Barış Gücü, Lübnan'ın neresinde konuşlanıyor?

UNIFIL bünyesindeki birlikler, Lübnan'ın güneyinde, İsrail sınırına yakın noktalarda konuşlanmış durumda.

UNIFIL'in varlığı Litani Nehri'nden Mavi Hat'a kadar uzanıyor. Bu alan 1060 kilometrekare büyüklüğünde. Bölgede 50 noktada konumlanan UNIFIL'in karargahı ülkenin güneybatısındaki Nakura kentinde.

Mavi Hat nedir?

2000 yılında kurulan Mavi Hat, BM tarafından Lübnan ve İsrail arasında çizilen 120 kilometrekarelik bir "sınır"dır.

Mavi Hat'tın başlıca amacı, BM Güvenlik Konseyi'nin 425 ve 426 sayılı Kararları uyarınca İsrail ordusunun Lübnan topraklarından çekilmesini teyit etmektir.

İsrail ve Lübnan yetkililerinin Mavi Hat çevresindeki herhangi bir faaliyet için UNIFIL'e önceden bildirimde bulunmaları gerekiyor. Buna rutin bakım çalışmaları ve güvenlik operasyonları dahil. Bu protokol, UNIFIL'in hassas sınır bölgesini etkili bir şekilde izlemesini ve yönetmesini amaçlıyor.
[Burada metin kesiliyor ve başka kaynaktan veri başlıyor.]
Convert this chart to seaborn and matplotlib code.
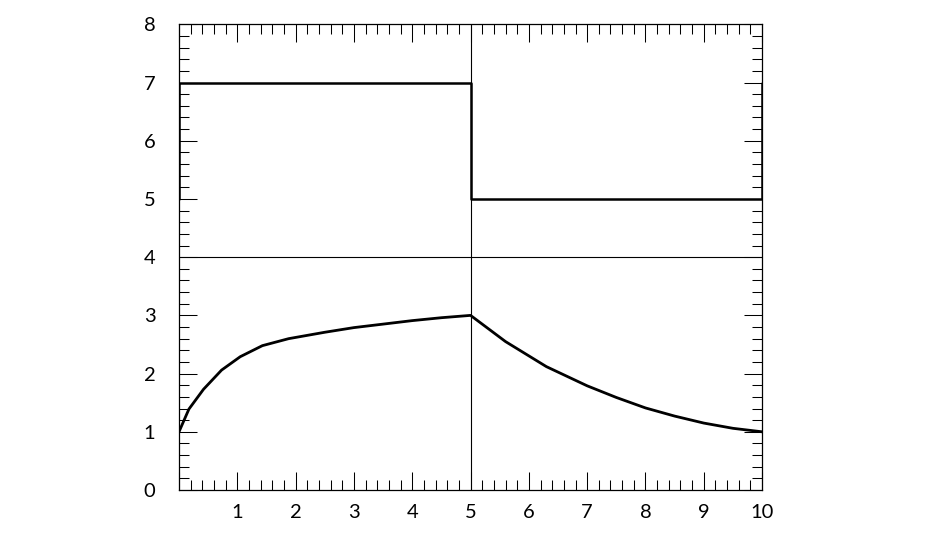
import numpy as np
import pandas as pd
import matplotlib
matplotlib.use("Agg")
import matplotlib.pyplot as plt
from matplotlib.ticker import MultipleLocator
import seaborn as sns

# step curve (upper panel)
step_x = [0, 0, 5, 5, 10, 10]
step_y = [5, 7, 7, 5, 5, 7]

# rising part of the lower curve
rise_x = [0.0, 0.17, 0.42, 0.73, 1.05, 1.43, 1.88, 2.5, 3.0, 3.5, 4.0, 4.5, 5.0]
rise_y = [1.0, 1.39, 1.73, 2.06, 2.29, 2.48, 2.60, 2.71, 2.79, 2.85, 2.91, 2.96, 3.0]

# decaying part of the lower curve
decay_x = [5.0, 5.6, 6.3, 7.0, 7.5, 8.0, 8.5, 9.0, 9.5, 10.0]
decay_y = [3.0, 2.55, 2.12, 1.79, 1.59, 1.41, 1.27, 1.15, 1.06, 1.0]

x_labels = ["", "1", "2", "3", "4", "5", "6", "7", "8", "9", "10"]
y_labels = ["0", "1", "2", "3", "4", "5", "6", "7", "8"]

sns.set_style("ticks")
plt.rcParams["font.family"] = ["Lato", "DejaVu Sans"]

fig = plt.figure(figsize=(9.27, 5.37), dpi=100)
ax = fig.add_axes([0.1931, 0.0875, 0.629, 0.8672])

# reference lines
ax.axhline(4, color="black", lw=0.8)
ax.axvline(5, color="black", lw=0.8)

curve = pd.DataFrame({"x": rise_x + decay_x[1:], "y": rise_y + decay_y[1:]})
steps = pd.DataFrame({"x": step_x, "y": step_y})

sns.lineplot(data=steps, x="x", y="y", sort=False, estimator=None,
             color="black", lw=1.8, ax=ax)
sns.lineplot(data=curve, x="x", y="y", sort=False, estimator=None,
             color="black", lw=2.0, ax=ax)

ax.set_xlim(0, 10)
ax.set_ylim(0, 8)
ax.set_xticks(range(11))
ax.set_xticklabels(x_labels)
ax.set_yticks(range(9))
ax.set_yticklabels(y_labels)
ax.xaxis.set_minor_locator(MultipleLocator(0.2))
ax.yaxis.set_minor_locator(MultipleLocator(0.2))
ax.set_xlabel("")
ax.set_ylabel("")

ax.tick_params(which="both", direction="in", top=True, right=True,
               color="black", width=0.75, labelcolor="black")
ax.tick_params(which="major", length=13)
ax.tick_params(which="minor", length=7)
ax.tick_params(axis="x", which="major", pad=10, labelsize=14.5)
ax.tick_params(axis="y", which="major", pad=17, labelsize=14.5)

for sp in ax.spines.values():
    sp.set_visible(True)
    sp.set_linewidth(0.9)
    sp.set_color("black")

fig.savefig("out.png", dpi=100)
BM'nin Mavi Hat olarak belirlediği Lübnan-İsrail sınırı

UNIFIL ne kadar büyük?

UNIFIL, 50 ülkeye bağlı 10 binden fazla barış gücü mensubundan oluşuyor. UNIFIL bünyesinde Lübnan'da en fazla barış gücü mensubuna sahip 5 ülke sırasıyla Endonezya (1231), İtalya (1068), Hindistan (903), Nepal (876), Gana (873). 
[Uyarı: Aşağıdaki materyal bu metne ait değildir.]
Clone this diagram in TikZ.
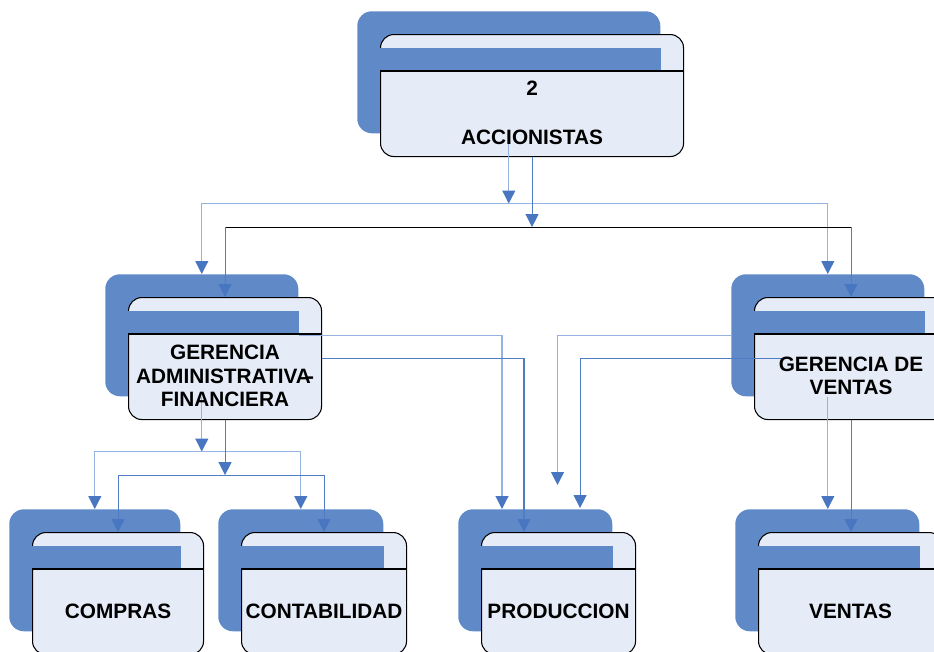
\documentclass[tikz,border=0pt]{standalone}
\usepackage{fontspec}
\setmainfont{Liberation Sans}
\usetikzlibrary{arrows.meta,calc}

\definecolor{cardblue}{RGB}{96,137,200}
\definecolor{cardface}{RGB}{230,236,247}
\definecolor{wireback}{RGB}{150,178,222}
\definecolor{wirefront}{RGB}{79,125,196}
\definecolor{tipblue}{RGB}{72,118,192}

\tikzset{
  backcard/.style={rectangle, rounded corners=11pt, fill=cardblue, anchor=north west,
    inner sep=0pt, minimum height=122*0.75pt},
  frontcard/.style={rectangle, rounded corners=10pt, fill=cardface, draw=black, line width=0.8pt,
    anchor=north west, inner sep=0pt, minimum height=122*0.75pt},
  cardtext/.style={align=center, font=\fontsize{15.6}{17.6}\selectfont\bfseries},
  flowtip/.style={-{Triangle[width=9.75pt,length=9.75pt,color=tipblue]}},
  wireb/.style={draw=wireback, line width=0.8pt},
  wiref/.style={draw=wirefront, line width=0.8pt}
}

\begin{document}
\begin{tikzpicture}[x=0.75pt, y=-0.75pt]

      \useasboundingbox (0,0) rectangle (934,651);
      \clip (0,0) rectangle (934,651);

      % Cards: blue shadow, front face, blue band and divider
      \foreach \nm/\x/\y/\w in {acc/357/11/303, gaf/105/274/193, gv/731/274/193,
          com/9/509/171, con/218/509/165, pro/458/509/154, ven/735/509/184} {
          \node[backcard, minimum width=\w*0.75pt] (\nm-b) at (\x,\y) {};
          \node[frontcard, minimum width=\w*0.75pt] (\nm-f) at (\x+23,\y+23) {};
          \fill[cardblue] ($(\nm-f.north west)+(-0.5,14)$) rectangle ($(\nm-b.east |- \nm-f.north)+(0,37)$);
          \draw[line width=0.8pt] ($(\nm-f.north west)+(0,37)$) -- ($(\nm-f.north east)+(0,37)$);
      }

      % Accionistas to the two gerencias
      \draw[wireb, flowtip] (acc-b.south) -- ++(0,70) coordinate (busA);
      \draw[wireb, flowtip] (busA) -| (gaf-b.north);
      \draw[wireb, flowtip] (busA) -| (gv-b.north);
      \draw[wiref, flowtip] (acc-f.south) -- ++(0,70) coordinate (busB);
      \draw[line width=0.8pt] (busB -| gaf-f.north) -- (busB -| gv-f.north);
      \draw[wiref, flowtip] (busB -| gaf-f.north) -- (gaf-f.north);
      \draw[wiref, flowtip] (busB -| gv-f.north) -- (gv-f.north);

      % Gerencia administrativa to compras and contabilidad
      \draw[wireb, flowtip] (gaf-b.south) -- ++(0,55) coordinate (busC);
      \draw[wireb, flowtip] (busC) -| (com-b.north);
      \draw[wireb, flowtip] (busC) -| (con-b.north);
      \draw[wiref, flowtip] (gaf-f.south) -- ++(0,55) coordinate (busD);
      \draw[wiref, flowtip] (busD) -| (com-f.north);
      \draw[wiref, flowtip] (busD) -| (con-f.north);

      % Both gerencias to produccion
      \draw[wireb, flowtip] (gaf-b.east) -| ($(pro-b.north west)+(44,0)$);
      \draw[wiref, flowtip] (gaf-f.east) -| ($(pro-f.north west)+(43,0)$);
      \draw[wireb, flowtip] (gv-b.west) -| ($(pro-b.north east)+(-55,-24)$);
      \draw[wiref, flowtip] ($(gv-f.west)+(35,0)$) -| ($(pro-f.north east)+(-56,-24)$);

      % Gerencia de ventas to ventas
      \draw[wireb, flowtip] (gv-b.south) -- (gv-b.south |- ven-b.north);
      \draw[wiref, flowtip] (gv-f.south) -- (gv-f.south |- ven-f.north);

      % Card texts
      \foreach \nm/\txt in {acc/{2\\[19pt]ACCIONISTAS}, gaf/{GERENCIA\\ADMINISTRATIVA\kern-3pt-\\FINANCIERA},
          gv/{GERENCIA DE\\VENTAS}, com/COMPRAS, con/CONTABILIDAD, pro/PRODUCCION, ven/VENTAS} {
          \node[cardtext] (\nm-t) at ($(\nm-f.north)+(0,79)$) {\txt};
      }

\end{tikzpicture}
\end{document}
UNIFIL'in ayrıca dünya genelinden yaklaşık 800 sivil personeli bulunuyor.

Türkiye'nin kaç mensubu var, görevleri ne?

UNIFIL bünyesinde Türkiye'den de 92 personel bulunuyor.

Bu personellerin hepsi UNIFIL'in deniz bileşeni olan Deniz Görev Gücü'ne (MTF) bağlı. MTF, Şubat 2012'den bu yana Brezilya'dan Tümamiral Wagner Lopes de Moraes Zamith komutası altında. Brezilya fırkateyni Constituição, Brezilya, Bangladeş, Almanya, Yunanistan, Endonezya ve Türkiye'den gemilerden oluşan filonun amiral gemisi.
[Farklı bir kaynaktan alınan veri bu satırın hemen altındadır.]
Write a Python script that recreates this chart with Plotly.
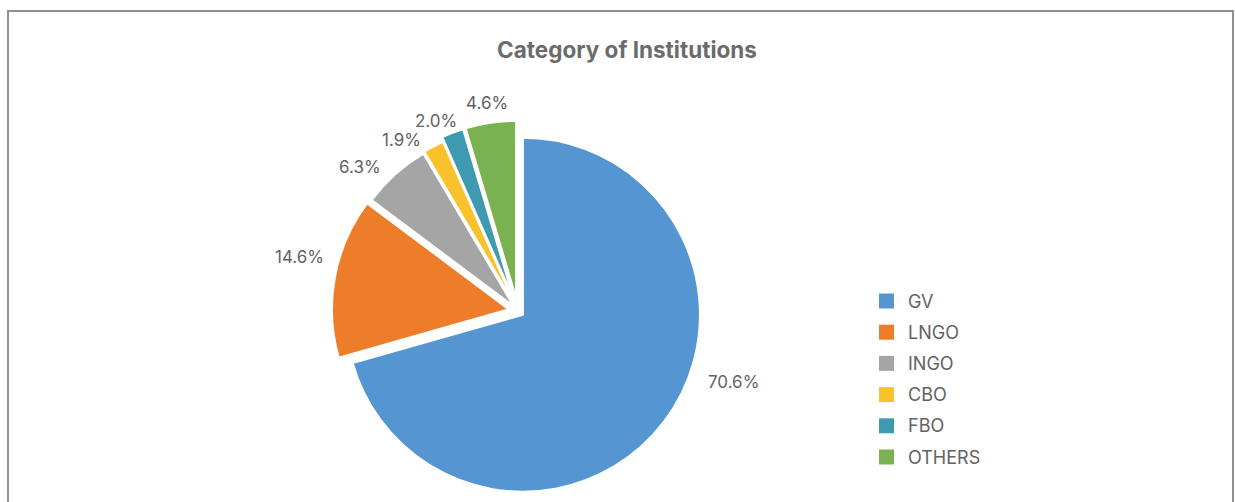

MTF, 2006 Lübnan Savaşı'ndan sonra Lübnan Deniz Kuvvetleri'ne genel olarak yasadışı sevkiyatların ve özellikle silah sevkiyatlarının kaçakçılığını önlemede yardımcı olmak amacıyla kuruldu. 

Bu arada, Türkiye’nin Lübnan'daki personelinin görev süresinin uzatılmasına ilişkin tezkere bu ay TBMM gündemine gelecek.